If I'd been born fifty years before

As most of the even passingly tech aware world knows, this week marked the announcement of the new and improved iPhone 2.0. What happened at the conference, then, was much touting of the iPhone's new features, new applications, and new price (only $199 so now, says Jobs confidently, it can be afforded by "everyone!" Umm, yeah, not so much but whatever, you multimillionaire, you.). Part of the presentation involved various developers coming on stage and telling what new and exciting applications they had created (in record time and with incredible ease, they all hastened to say, because they know who butters their bread...and sells it to millions) for the new iPhone. And I just couldn't believe that the developers of such delights as Sega's Monkeyball, a Cromag racing game, and Krull, a fantasy action adventure game could take themselves seriously. You're actually going to go on and on about the fact that you were able to get all four classic monkeys, use your phone as a steering wheel, and battle the incredibly detailed demons? For me, it was laughable. For them, stultifyingly and absurdly serious. I did like one of the frivolous apps, Band, which lets you play and record on a two octave piano, a drum kit, a bass guitar, and a "blues instrument," which is a series of chords and slides on which you can play any blues song. But, as one of the Mac guys noted offhandedly, "and office productivity plummets." No kidding, dude! All play and no work makes...an iPhone.
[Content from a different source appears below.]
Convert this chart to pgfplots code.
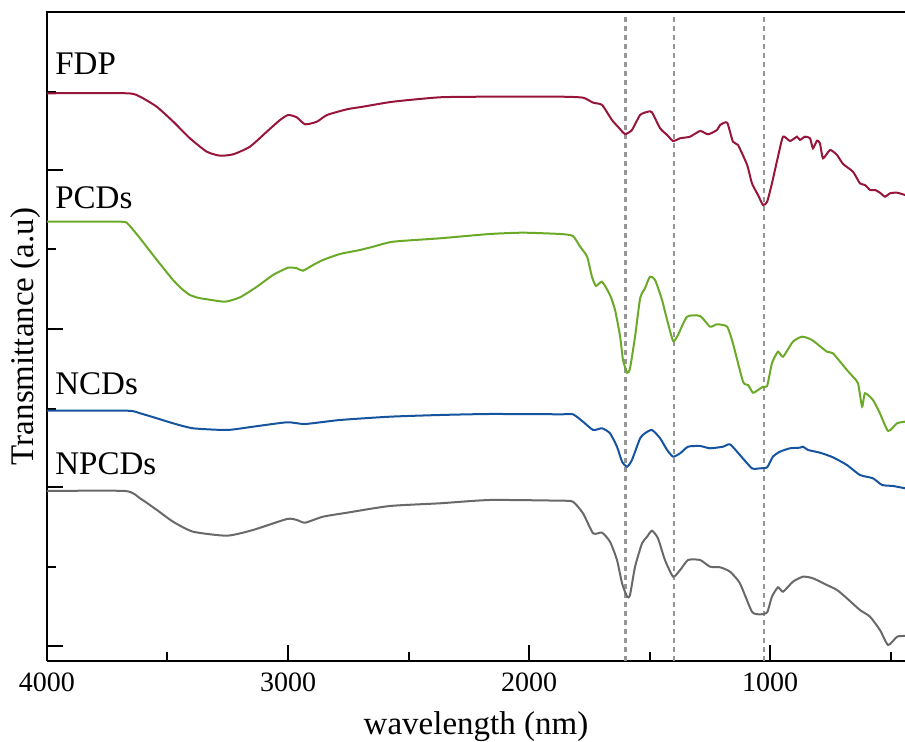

There were, of course, some useful applications beyond gaming announced, such as an MLB application that lets you see real-time video highlights and scores from every MLB game (something I know some of my tiny band of loyal readers will absolutely love) or a medical application that lets you see detailed anatomical slides and or read CAT scans on your phone or an Associated Press app that lets you get local news stories from "trusted" sources based on your geographical position. But don't get me started about the geographical positioning capability, that can tell you and anyone else where you are at any given moment. I swear I heard George Orwell turning over in his grave! The phone also comes equipped with GPS, which, based on my personal experience, will only result in more people saying "well, my GPS says it's right here" when they are standing immobile in the middle of a cornfield and not, for instance, anywhere near their or any other actual destination.

The husband listens to my scoffing and accuses me of hating the future, but I don't think that's quite accurate. I guess I just want my devices simplified instead of complexified (not a word, move along, nothing to see here), and I want my phone to, you know, call people. And maybe check my email. Okay, I do like that the phone can access Microsoft Word, which would be incredibly useful to me while I was teaching and changing assignments or creating handouts on the fly. And browsing the web is a fun way to while away wait time at the doctor's office, for instance. But now, I'm almost done teaching for a while, and my wait times are either eliminated or spent corralling Jacob. So what I want to do is have a phone. And I don't care how pretty it is!